When the bell rings, pay close attention to the first 30 seconds. That opening sequence will reveal exactly what kind of fight we are getting. If Carano comes out flat-footed, relying on her old timing to land a counter right hand, she is going to find herself airborne.

Rousey will gladly eat a punch to close the distance. She always has. We also have to question Rousey's chin. She hasn't taken a legitimate MMA strike since Nunes ended her UFC career in under a minute.

While professional wrestling involves significant physical trauma, it is a fundamentally different impact than a shin bone connecting with the jaw. If Carano can land early and hard, we might see the same panic in Rousey's eyes that we saw during her final UFC run.

But that is a massive "if." The reality of 17 years away from the sport cannot be overstated. You do not shake off nearly two decades of cage rust under the bright lights of a global Netflix broadcast.

It is a terrifying proposition for Carano, stepping back into the fire against someone whose entire identity is tied to physical dominance.

The Final Prediction

We have to separate the promotional narrative from the grim reality of combat sports. This is not the greatest fight of all time. It is a fascinating, morbidly curious spectacle driven by nostalgia and the sheer star power of its participants.

It is the combat sports equivalent of a legacy rock band playing their greatest hits, but one of the guitarists hasn't picked up an instrument since the Bush administration. The fight will likely be disjointed.

Carano will look hesitant, her timing a fraction off. Rousey will look stiff on her feet, still possessing the same rudimentary head movement that plagued her late UFC career.
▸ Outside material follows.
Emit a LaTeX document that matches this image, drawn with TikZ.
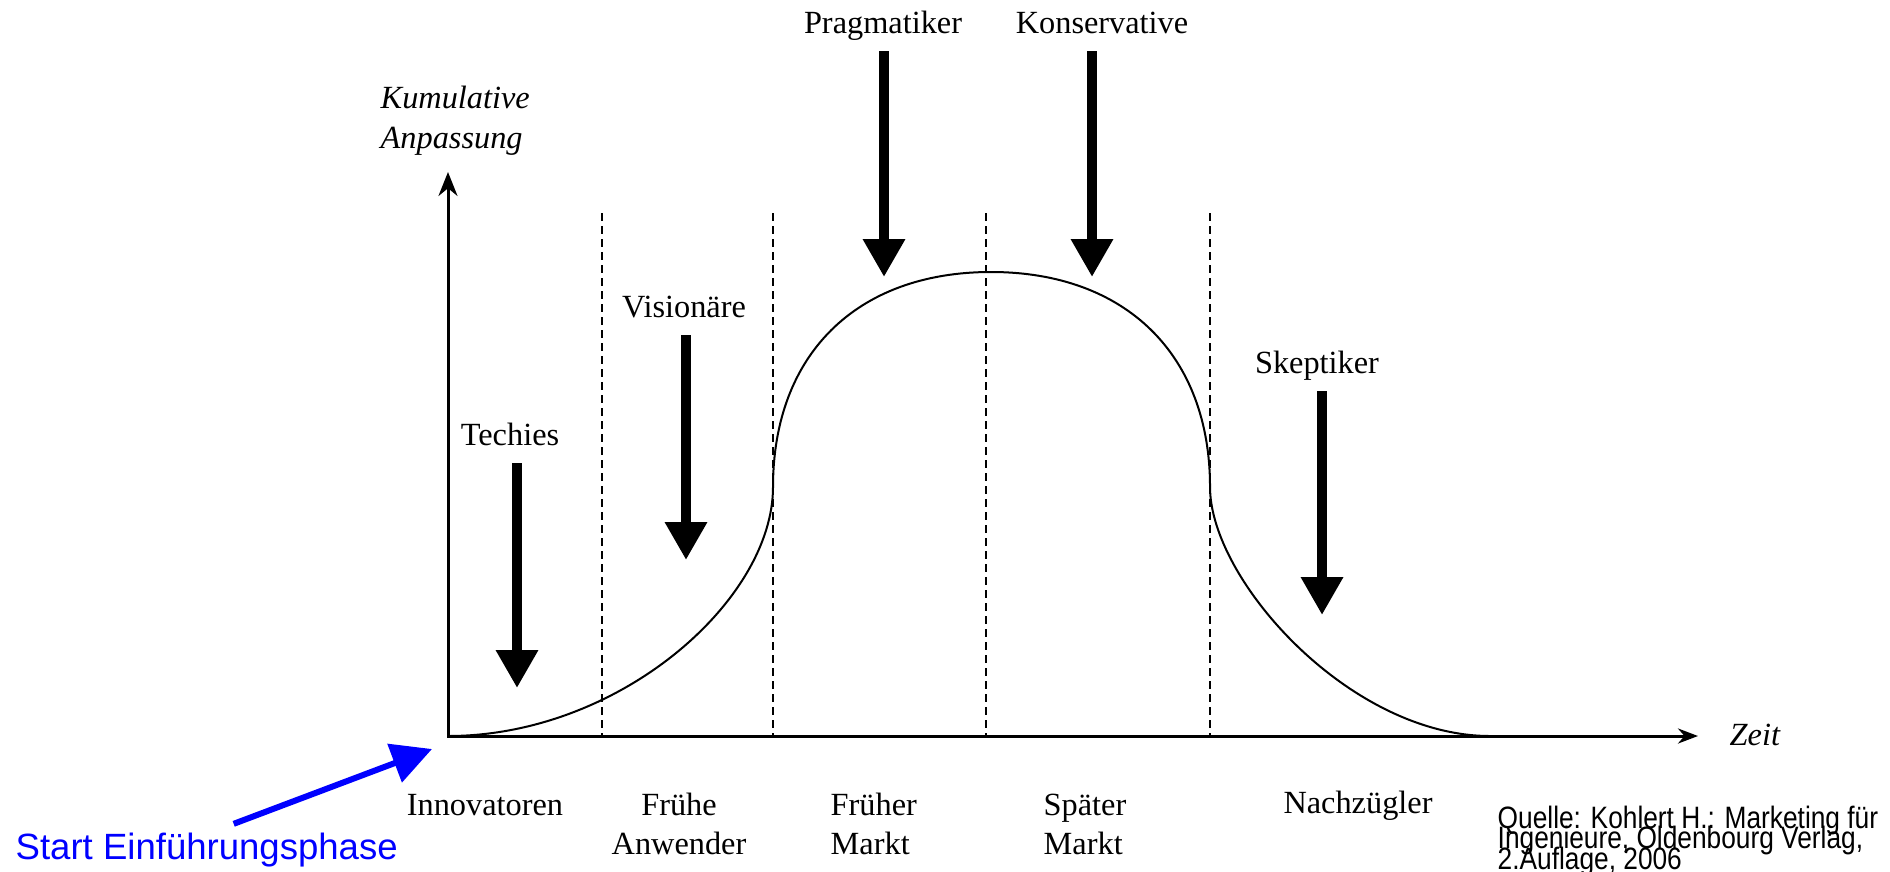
\documentclass[tikz,border=0pt]{standalone}
\usepackage{fontspec}
\setmainfont{Liberation Serif}
\newfontfamily\sansfont{Liberation Sans}
\newfontfamily\narrowsans[FakeStretch=0.85]{Liberation Sans}
\newcommand{\quellefont}{\narrowsans\fontsize{8.8}{5.7}\selectfont\lineskiplimit=-100pt\relax}
\usetikzlibrary{arrows.meta,
                calc,
                positioning}

\begin{document}
\begin{tikzpicture}[
            x = 0.1mm, y = -0.1mm,
            every node/.style = {inner sep=0pt, font=\fontsize{9.2}{11.1}\selectfont},
            lbl/.style = {anchor=base},
            phase/.style = {anchor=base, align=center},
            phaseleft/.style = {anchor=base west, align=left},
            axislbl/.style = {anchor=base west, align=left,
                    font=\fontsize{9.2}{11.1}\selectfont\itshape},
            axis/.style = {line width=0.3mm,
                    arrows={Stealth[length=2.4mm, width=1.9mm]-Stealth[length=2mm, width=1.5mm]}},
            divider/.style = {line width=0.2mm, dash pattern=on 0.8mm off 0.5mm},
            bell/.style = {line width=0.2mm},
            group/.style = {line width=1mm, arrows={-Triangle[length=3.8mm, width=4mm]}},
            hint/.style = {blue, line width=0.6mm, arrows={-Triangle[length=4mm, width=4mm]}}]

        \useasboundingbox (0,0) rectangle (1890,871);

        % axes
        \coordinate (O) at (448,736);
        \coordinate (Y) at (448,172);
        \coordinate (X) at (1698,736);
        \draw [axis] (Y) -- (O) -- (X);
        \node [axislbl] (anp)  at (380,148)  {Kumulative\\Anpassung};
        \node [axislbl] (zeit) at (1729,745) {Zeit};

        % phase borders
        \foreach \x in {602,773,986,1210}
            \draw [divider] (\x,213) -- (\x,736);

        % bell curve
        \draw [bell] (O) .. controls (620,736) and (773,600) .. (773,487)
            .. controls (773,355) and (856,272) .. (991,272)
            .. controls (1126,272) and (1210,355) .. (1210,487)
            .. controls (1210,580) and (1350,736) .. (1490,736);

        % groups
        \node [lbl] (G-1) at (510,445)  {Techies};
        \node [lbl] (G-2) at (684,317)  {Visionäre};
        \node [lbl] (G-3) at (883,33)   {Pragmatiker};
        \node [lbl] (G-4) at (1102,33)  {Konservative};
        \node [lbl] (G-5) at (1317,373) {Skeptiker};
        \coordinate (T-1) at (517,688);
        \coordinate (T-2) at (686,560);
        \coordinate (T-3) at (884,277);
        \coordinate (T-4) at (1092,277);
        \coordinate (T-5) at (1322,615);
        \foreach \i in {1,...,5}
            \draw [group] (T-\i |- G-\i.base) ++(0,18) -- (T-\i);

        % phases (base = last line)
        \node [phase]     (P-1) at (485,815)  {Innovatoren};
        \node [phase]     (P-2) at (679,854)  {Frühe\\Anwender};
        \node [phaseleft] (P-3) at (830,854)  {Früher\\Markt};
        \node [phaseleft] (P-4) at (1043,854) {Später\\Markt};
        \node [phase]     (P-5) at (1358,813) {Nachzügler};

        % start and source
        \node [anchor=base west, blue, font=\sansfont\fontsize{10.4}{12}\selectfont]
            (start) at (15,859) {Start Einführungsphase};
        \coordinate (starttip) at (432,749);
        \draw [hint] ($(start.north)+(27,-8)$) -- (starttip);
        \node [anchor=base west, align=left, font=\quellefont]
            (quelle) at (1497,869) {Quelle: Kohlert H.: Marketing für\\Ingenieure, Oldenbourg Verlag,\\2.Auflage, 2006};
\end{tikzpicture}
\end{document}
But the grappling differential is simply too vast to ignore.

Rousey's offensive grappling is a sequence of forced errors. She initiates contact, creating a reaction. If you push back, she uses your momentum for a throw. If you pull away, she snaps you down.

In her prime, she was solving grappling equations three steps faster than her opponents. Even if she has lost a step, Carano is essentially trying to solve calculus after taking a 17-year break from basic algebra. The math does not compute.

Rousey has remained active in physical environments, training for WWE and AEW, keeping her body accustomed to the grind of falling and grappling. Expect Rousey to push forward aggressively, eating a grazing shot from Carano before tying her up against the fence.

From there, the judo takes over. A body lock, an inside trip or hip toss, and a scramble to the mat. Carano will instinctively try to defend, but Rousey's muscle memory will lock in the submission before Carano can establish a defensive guard.

It will be quick, it might be slightly ugly, but it will be definitive. Rousey by first-round armbar at the 2:15 mark. Time remains undefeated, and 17 years is a lifetime in the cage.